The Particle Suspension Principle
Scratching occurs when hard particles are dragged across a softer surface under pressure. Our method works because it suspends particles in lubrication, allowing them to be floated away rather than ground into the surface. The soap solution reduces friction coefficient by 80-90%, meaning particles slide rather than abrade.
The Straight-Line Advantage
Straight-line motions minimize the distance particles travel across the surface and reduce the likelihood of multiple passes over the same area. Any scratches that do occur align in one direction, making them less visible than random swirl marks. Additionally, straight scratches can be more effectively polished out if restoration becomes necessary.
The Dwell Time Factor
Allowing cleaning solutions to dwell breaks the chemical bonds holding contaminants to the surface. This chemical cleaning replaces mechanical cleaning (scrubbing), effectively doing the “heavy lifting” without physical contact. By letting the chemistry do the work, you drastically reduce the mechanical force required, which is the primary variable in scratch creation.
Conclusion: Clarity is a Choice
Learning how to clean a motorcycle windshield without scratching it requires a shift in mindset. You have to stop treating it like a dirty window and start treating it like a delicate optical instrument—because that is exactly what it is.
Yes, the multi-stage method takes ten minutes instead of the thirty seconds it takes to grab a gas station squeegee. But consider the alternative: riding into the sunset with a shield that looks like it has been sandblasted, fracturing the light into a blinding glare that hides the road ahead.
By investing in quality microfiber, using the right chemicals, and—most importantly—exercising patience, you can keep a polycarbonate windshield looking factory-clear for years. Your wallet will thank you for not buying replacements, but more importantly, your eyes will thank you every time you ride.
Frequently Asked Questions (FAQs)
Can I use Rain-X on my motorcycle windshield?
Generally, no. Standard Rain-X is designed for glass and contains solvents that can damage the protective coatings on polycarbonate and acrylic, leading to hazing. However, Rain-X does make a specific “Plastic” formulation. Only use the bottle explicitly labeled for plastics; if you use the standard glass version, you risk ruining your shield.
Is it safe to use Windex or household glass cleaners?
Never. Most household glass cleaners contain ammonia. Ammonia attacks polycarbonate at a molecular level, causing it to become brittle and develop “crazing” (thousands of tiny cracks). Always use a cleaner labeled specifically for plastics (like Plexus or Novus) or plain mild soap and water.
Can I use toothpaste to remove scratches?

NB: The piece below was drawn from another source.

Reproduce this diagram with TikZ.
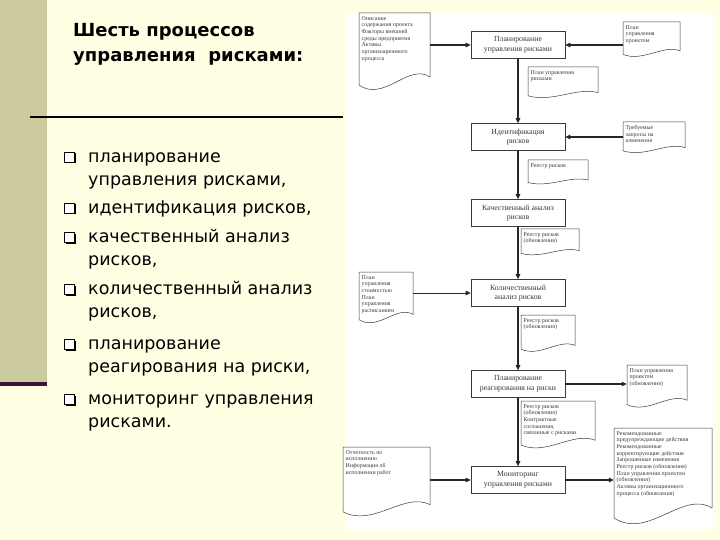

You will see this “hack” online, but don’t do it. Toothpaste contains abrasive grit (silica) designed to scrub enamel, which is much harder than plastic. While it might remove a scratch, it often leaves a cloudy, dull patch that is harder to fix than the original scratch. Stick to dedicated plastic polishes like Novus #2 or #3.

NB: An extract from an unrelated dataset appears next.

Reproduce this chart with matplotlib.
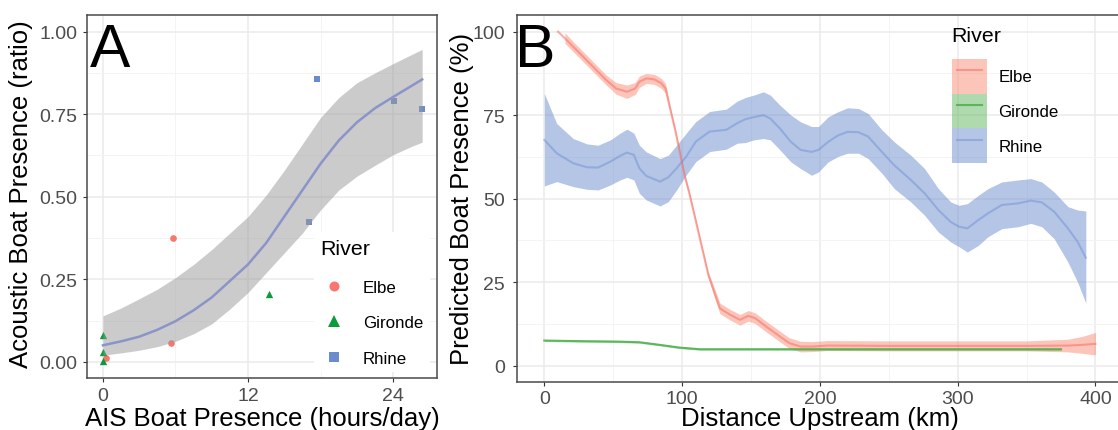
import numpy as np
import matplotlib
matplotlib.use('Agg')
import matplotlib.pyplot as plt
from matplotlib.lines import Line2D
from matplotlib.patches import Patch
from matplotlib.legend_handler import HandlerTuple
from matplotlib.ticker import MultipleLocator, FormatStrFormatter

plt.rcParams['font.family'] = ['Liberation Sans', 'DejaVu Sans']

rivers = ['Elbe', 'Gironde', 'Rhine']
col_elbe = '#F8766D'
col_gironde = '#0B9A3C'
col_rhine = '#6A8CCF'
band_elbe = '#FA8066'
band_gironde = '#4DAF4A'

# ---- panel A: acoustic vs AIS presence ----
elbe_ais = [0.25, 5.6, 5.8]
elbe_acoustic = [0.013, 0.057, 0.375]
gironde_ais = [0.0, 0.0, 0.0, 13.7]
gironde_acoustic = [0.080, 0.030, 0.003, 0.204]
rhine_ais = [17.0, 17.7, 24.1, 26.4]
rhine_acoustic = [0.423, 0.857, 0.789, 0.764]

# logistic fit
fit_x = [0, 1.5, 3, 4.5, 6, 7.5, 9, 10.5, 12, 13.5, 15, 16.5, 18, 19.5, 21, 22.5, 24, 25.5, 26.4]
fit_y = [0.050, 0.062, 0.076, 0.097, 0.123, 0.156, 0.195, 0.245, 0.295, 0.36, 0.44,
         0.52, 0.60, 0.67, 0.725, 0.768, 0.802, 0.835, 0.855]
fit_lo = [0.020, 0.027, 0.035, 0.046, 0.062, 0.085, 0.115, 0.16, 0.21, 0.27, 0.33,
          0.39, 0.46, 0.52, 0.562, 0.595, 0.627, 0.652, 0.665]
fit_hi = [0.139, 0.163, 0.191, 0.22, 0.255, 0.295, 0.34, 0.39, 0.44, 0.505, 0.58,
          0.66, 0.74, 0.80, 0.845, 0.875, 0.903, 0.93, 0.946]

# ---- panel B: predicted presence along the river ----
elbe_km = [10, 15, 21, 33, 45, 52, 60, 66, 69, 74, 80, 85, 88, 91, 95, 98.5, 102, 105, 109,
           114, 119, 124, 127.5, 135, 142, 148, 153, 161, 171, 178, 186, 195, 205, 250,
           300, 350, 380, 390, 400]
elbe_pred = [100, 98, 95.5, 90.5, 85.5, 83, 82, 83, 85, 86, 85.7, 84.5, 83, 77.5, 70.5, 63.6,
             56.6, 52, 45, 36.1, 27.2, 21.2, 17.1, 15.2, 13.7, 14.9, 14.2, 11.7, 8.7, 6.7,
             5.7, 5.7, 6.0, 5.9, 5.9, 5.9, 6.0, 6.2, 6.5]
elbe_lo = [np.nan, 96.5, 94, 89, 84, 81.3, 80, 81.2, 83.3, 84.5, 84.2, 83, 81.5, 76.5, 69.7,
           62.8, 55.8, 51.2, 44.2, 35.3, 26.3, 19.8, 15.5, 13.6, 12.1, 13.3, 12.6, 10.1, 7.1,
           5.1, 4.1, 4.2, 4.5, 4.4, 4.4, 4.4, 4.1, 3.7, 3.2]
elbe_hi = [np.nan, 99.7, 97, 92, 87, 84.8, 84, 84.8, 86.7, 87.5, 87.2, 86, 84.5, 78.5, 71.3,
           64.4, 57.4, 52.8, 45.8, 36.9, 28.1, 22.6, 18.7, 16.8, 15.3, 16.5, 15.8, 13.3, 10.3,
           8.3, 7.3, 7.2, 7.5, 7.4, 7.4, 7.4, 7.9, 8.7, 9.9]

gironde_km = [0, 30, 52, 69, 84, 98, 113, 150, 200, 250, 300, 350, 375]
gironde_pred = [7.5, 7.3, 7.2, 7.0, 6.2, 5.4, 4.9, 4.9, 4.9, 4.9, 4.9, 4.9, 4.9]
gironde_lo = [7.2, 7.0, 6.9, 6.7, 5.9, 5.1, 4.6, 4.6, 4.6, 4.6, 4.6, 4.6, 4.6]
gironde_hi = [7.8, 7.6, 7.5, 7.3, 6.5, 5.7, 5.2, 5.2, 5.2, 5.2, 5.2, 5.2, 5.2]

rhine_km = [0, 9, 21, 31, 39, 48, 55, 60, 65, 69, 74, 84, 90, 96, 103, 110, 120, 132, 140,
            146, 152, 159, 164, 171, 179, 186, 194, 199, 206, 213, 220, 228, 235, 245, 254,
            266, 276, 286, 295, 301, 307, 315, 322, 332, 344, 353, 361, 370, 380, 387, 393]
rhine_pred = [67.6, 63.6, 60.6, 59.4, 59.3, 61.1, 62.8, 63.8, 63.1, 59.1, 56.8, 55.1, 56.4,
              59.1, 62.6, 67.1, 70.1, 70.6, 72.6, 73.8, 74.4, 75, 74, 71, 67, 64.6, 64, 64.6,
              67, 68.9, 70, 69.9, 68.6, 64, 60, 55.6, 51.6, 46.6, 43, 41.6, 41.1, 43.6, 45.6,
              48.1, 48.6, 49.4, 48.9, 46.1, 41.1, 37.1, 32.3]
rhine_lo = [53.8, 55.1, 53.6, 52.8, 52.6, 54.1, 55.6, 56.4, 55.6, 51.6, 49.6, 47.8, 49.1,
            52.6, 57.1, 61.1, 64.1, 64.8, 66.6, 66.8, 67.6, 68, 67.6, 64.6, 61, 59, 57, 58,
            61, 62.6, 63.6, 63.6, 62, 57.6, 53, 49, 45, 40, 37, 35.6, 34, 36, 38.6, 41, 41.6,
            42.6, 41.6, 38, 31, 25, 18.7]
rhine_hi = [81.5, 72.5, 68, 66.4, 66, 67.6, 69.6, 70.8, 69.6, 66, 64, 62, 63, 66, 69.6, 73.1,
            76.1, 76.8, 79.2, 80.3, 81, 82, 81, 78, 75, 73, 71.6, 71.6, 74.5, 76, 77.2, 77,
            75.5, 70.6, 67, 63, 59, 53, 49, 48, 48.5, 51, 53, 55, 55.6, 56, 55, 52, 47.6,
            46.6, 46.3]


def style_axes(ax, xpad, ypad):
    ax.set_facecolor('white')
    for sp in ax.spines.values():
        sp.set_color('#4a4a4a')
        sp.set_linewidth(1.1)
    ax.grid(which='major', color='#EBEBEB', lw=1.1)
    ax.grid(which='minor', color='#F3F3F3', lw=0.6)
    ax.set_axisbelow(True)
    ax.tick_params(which='major', length=2.75, width=0.8, color='#333333',
                   labelcolor='#4D4D4D', labelsize=14)
    ax.tick_params(axis='x', which='major', pad=xpad)
    ax.tick_params(axis='y', which='major', pad=ypad)
    ax.tick_params(which='minor', length=0)


fig = plt.figure(figsize=(11.18, 4.31), dpi=100)
ax_a = fig.add_axes([0.0778, 0.1199, 0.3128, 0.8429])
ax_b = fig.add_axes([0.4622, 0.1107, 0.5423, 0.8522])

# panel A
style_axes(ax_a, 3.5, 4.2)
ax_a.scatter(elbe_ais, elbe_acoustic, s=23, marker='o', color=col_elbe, lw=0, zorder=2)
ax_a.scatter(gironde_ais, gironde_acoustic, s=28, marker='^', color=col_gironde, lw=0, zorder=2)
ax_a.scatter(rhine_ais, rhine_acoustic, s=18.5, marker='s', color=col_rhine, lw=0, zorder=2)
ax_a.fill_between(fit_x, fit_lo, fit_hi, color='#999999', alpha=0.5, lw=0, zorder=3)
ax_a.plot(fit_x, fit_y, color='#8B94C9', lw=1.8, zorder=4)

ax_a.set_xlim(-1.32, 27.6)
ax_a.set_ylim(-0.05, 1.05)
ax_a.xaxis.set_major_locator(MultipleLocator(12))
ax_a.xaxis.set_minor_locator(MultipleLocator(6))
ax_a.yaxis.set_major_locator(MultipleLocator(0.25))
ax_a.yaxis.set_minor_locator(MultipleLocator(0.125))
ax_a.yaxis.set_major_formatter(FormatStrFormatter('%.2f'))
ax_a.set_xlabel('AIS Boat Presence (hours/day)', fontsize=18.5)
ax_a.set_ylabel('Acoustic Boat Presence (ratio)', fontsize=18.5)
ax_a.xaxis.set_label_coords(0.502, -0.076)
ax_a.yaxis.set_label_coords(-0.153, 0.51)

handles_a = [Line2D([], [], ls='', marker='o', ms=7.2, color=col_elbe, mew=0),
             Line2D([], [], ls='', marker='^', ms=8.4, color=col_gironde, mew=0),
             Line2D([], [], ls='', marker='s', ms=7.0, color=col_rhine, mew=0)]
leg_a = ax_a.legend(handles_a, rivers, title='River', loc='upper left',
                    bbox_to_anchor=(313.7 / 1118, 1 - 233 / 431), bbox_transform=fig.transFigure,
                    fontsize=12.2, title_fontsize=15.4, frameon=True, facecolor='white',
                    edgecolor='none', framealpha=1, fancybox=False, borderpad=0.4,
                    borderaxespad=0, handlelength=1.6, handletextpad=0.9, labelspacing=1.2,
                    alignment='left')
leg_a._legend_box.sep = 16

# panel B: ribbons first, then lines (ggplot layer order)
style_axes(ax_b, 3.0, 5.7)
ax_b.fill_between(elbe_km, elbe_lo, elbe_hi, color=band_elbe, alpha=0.45, lw=0)
ax_b.fill_between(gironde_km, gironde_lo, gironde_hi, color=band_gironde, alpha=0.45, lw=0)
ax_b.fill_between(rhine_km, rhine_lo, rhine_hi, color=col_rhine, alpha=0.5, lw=0)
ax_b.plot(elbe_km, elbe_pred, color=col_elbe, alpha=0.6, lw=1.5)
ax_b.plot(gironde_km, gironde_pred, color=band_gironde, alpha=0.85, lw=1.5)
ax_b.plot(rhine_km, rhine_pred, color=col_rhine, alpha=0.45, lw=1.5)

ax_b.set_xlim(-20, 420)
ax_b.set_ylim(-5, 105)
ax_b.xaxis.set_major_locator(MultipleLocator(100))
ax_b.xaxis.set_minor_locator(MultipleLocator(50))
ax_b.yaxis.set_major_locator(MultipleLocator(25))
ax_b.yaxis.set_minor_locator(MultipleLocator(12.5))
ax_b.set_xlabel('Distance Upstream (km)', fontsize=18.5)
ax_b.set_ylabel('Predicted Boat Presence (%)', fontsize=18.5)
ax_b.xaxis.set_label_coords(0.4994, -0.064)
ax_b.yaxis.set_label_coords(-0.0704, 0.502)

# legend keys: ribbon patch with the line drawn over it
band_cols = [(band_elbe, 0.45, col_elbe, 0.6), (band_gironde, 0.45, band_gironde, 0.85),
             (col_rhine, 0.5, col_rhine, 0.45)]
handles_b = [(Patch(facecolor=c, alpha=a, lw=0), Line2D([], [], color=lc, alpha=la, lw=1.5))
             for c, a, lc, la in band_cols]
leg_b = ax_b.legend(handles_b, rivers, handler_map={tuple: HandlerTuple(ndivide=1)},
                    title='River', loc='upper left',
                    bbox_to_anchor=(951.7 / 1118, 1 - 27 / 431), bbox_transform=fig.transFigure,
                    frameon=False, fontsize=12.2, title_fontsize=15.4, borderpad=0,
                    borderaxespad=0, handlelength=2.06, handleheight=2.78, labelspacing=0,
                    handletextpad=0.68, alignment='left', numpoints=2)
leg_b._legend_box.sep = 10

# panel letters
fig.text(90 / 1118, 1 - 67 / 431, 'A', fontsize=43.6, va='baseline', ha='left')
fig.text(515 / 1118, 1 - 67 / 431, 'B', fontsize=43.6, va='baseline', ha='left')

fig.savefig('out.png', dpi=100)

Can I apply a ceramic coating to my windshield?
You can, but be careful. Many automotive ceramic coatings contain carrier solvents that are not plastic-safe. You must use a ceramic coating specifically formulated for plastics or “trim.” These can be excellent for repelling water and bugs, but always test a small corner first.

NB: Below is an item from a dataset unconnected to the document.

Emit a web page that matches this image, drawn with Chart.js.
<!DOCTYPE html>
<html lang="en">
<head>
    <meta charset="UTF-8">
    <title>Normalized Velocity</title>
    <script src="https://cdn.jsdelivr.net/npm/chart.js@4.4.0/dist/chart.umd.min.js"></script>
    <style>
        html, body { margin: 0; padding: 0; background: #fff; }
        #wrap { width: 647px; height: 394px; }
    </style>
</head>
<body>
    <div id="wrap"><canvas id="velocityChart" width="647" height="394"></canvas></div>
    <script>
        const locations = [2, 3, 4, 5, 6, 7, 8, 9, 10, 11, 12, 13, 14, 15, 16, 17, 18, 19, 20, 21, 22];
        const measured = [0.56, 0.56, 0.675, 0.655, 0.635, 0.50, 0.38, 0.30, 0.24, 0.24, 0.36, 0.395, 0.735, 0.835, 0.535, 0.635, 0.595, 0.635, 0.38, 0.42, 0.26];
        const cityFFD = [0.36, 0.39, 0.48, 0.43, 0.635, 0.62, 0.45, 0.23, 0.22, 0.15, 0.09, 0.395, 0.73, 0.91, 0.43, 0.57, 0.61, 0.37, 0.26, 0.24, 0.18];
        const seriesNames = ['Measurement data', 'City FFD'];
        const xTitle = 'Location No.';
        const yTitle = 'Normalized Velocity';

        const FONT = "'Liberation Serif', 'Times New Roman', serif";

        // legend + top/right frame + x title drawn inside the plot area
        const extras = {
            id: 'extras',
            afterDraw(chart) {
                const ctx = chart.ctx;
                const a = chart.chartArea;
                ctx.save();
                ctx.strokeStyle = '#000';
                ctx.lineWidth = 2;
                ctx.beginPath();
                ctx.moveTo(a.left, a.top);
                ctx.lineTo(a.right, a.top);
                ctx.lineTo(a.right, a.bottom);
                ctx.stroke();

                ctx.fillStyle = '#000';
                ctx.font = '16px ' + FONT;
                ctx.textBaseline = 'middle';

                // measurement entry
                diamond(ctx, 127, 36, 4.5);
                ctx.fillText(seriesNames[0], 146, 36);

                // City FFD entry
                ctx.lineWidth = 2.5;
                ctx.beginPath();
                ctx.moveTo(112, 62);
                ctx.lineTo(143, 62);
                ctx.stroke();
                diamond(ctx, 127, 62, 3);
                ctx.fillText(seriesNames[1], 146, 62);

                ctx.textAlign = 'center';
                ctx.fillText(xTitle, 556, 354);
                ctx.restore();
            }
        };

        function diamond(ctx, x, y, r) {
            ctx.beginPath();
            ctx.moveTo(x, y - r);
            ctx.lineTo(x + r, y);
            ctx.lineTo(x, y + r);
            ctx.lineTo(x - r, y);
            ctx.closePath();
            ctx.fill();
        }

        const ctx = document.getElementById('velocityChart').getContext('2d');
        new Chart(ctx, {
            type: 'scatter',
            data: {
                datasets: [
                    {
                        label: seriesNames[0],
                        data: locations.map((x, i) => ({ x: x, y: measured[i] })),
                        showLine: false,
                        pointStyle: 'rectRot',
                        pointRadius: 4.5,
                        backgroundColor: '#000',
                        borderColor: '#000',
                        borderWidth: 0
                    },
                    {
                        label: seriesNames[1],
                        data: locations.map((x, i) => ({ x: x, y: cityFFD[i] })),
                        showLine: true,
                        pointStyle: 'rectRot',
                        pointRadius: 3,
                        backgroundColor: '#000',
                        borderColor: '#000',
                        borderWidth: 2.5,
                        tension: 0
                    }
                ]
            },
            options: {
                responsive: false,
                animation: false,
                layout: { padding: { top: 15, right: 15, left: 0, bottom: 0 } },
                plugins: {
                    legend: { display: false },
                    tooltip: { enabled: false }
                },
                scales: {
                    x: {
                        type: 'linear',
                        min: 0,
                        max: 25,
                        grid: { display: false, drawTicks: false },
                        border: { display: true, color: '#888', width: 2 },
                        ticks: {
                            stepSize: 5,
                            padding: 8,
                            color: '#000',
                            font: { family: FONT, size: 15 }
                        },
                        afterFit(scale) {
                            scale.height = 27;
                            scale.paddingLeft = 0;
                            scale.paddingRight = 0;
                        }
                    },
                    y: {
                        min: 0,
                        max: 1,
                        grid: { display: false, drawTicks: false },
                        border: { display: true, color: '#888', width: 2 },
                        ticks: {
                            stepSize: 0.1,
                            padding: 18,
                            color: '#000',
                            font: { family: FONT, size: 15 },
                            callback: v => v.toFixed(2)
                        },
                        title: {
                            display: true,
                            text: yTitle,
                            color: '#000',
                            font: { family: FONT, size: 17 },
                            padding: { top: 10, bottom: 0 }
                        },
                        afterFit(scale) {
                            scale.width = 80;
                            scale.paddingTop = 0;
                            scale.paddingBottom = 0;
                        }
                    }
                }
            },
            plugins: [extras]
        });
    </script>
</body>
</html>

What is the single best cloth to use?
A high-GSM (Grams per Square Meter) microfiber towel. Look for “plush” or “edgeless” microfiber towels found in auto detailing sections. Avoid cotton t-shirts (which trap dirt) and paper towels (which are made of wood pulp and will scratch).
My windshield is already yellow and cloudy. Can I save it?
If the yellowing is on the surface, a headlight restoration kit or heavy plastic polish might improve it. However, yellowing usually indicates UV damage deep within the polycarbonate structure. Once the material has degraded internally, it loses its structural integrity and becomes brittle. In this case, replacement is the safest option.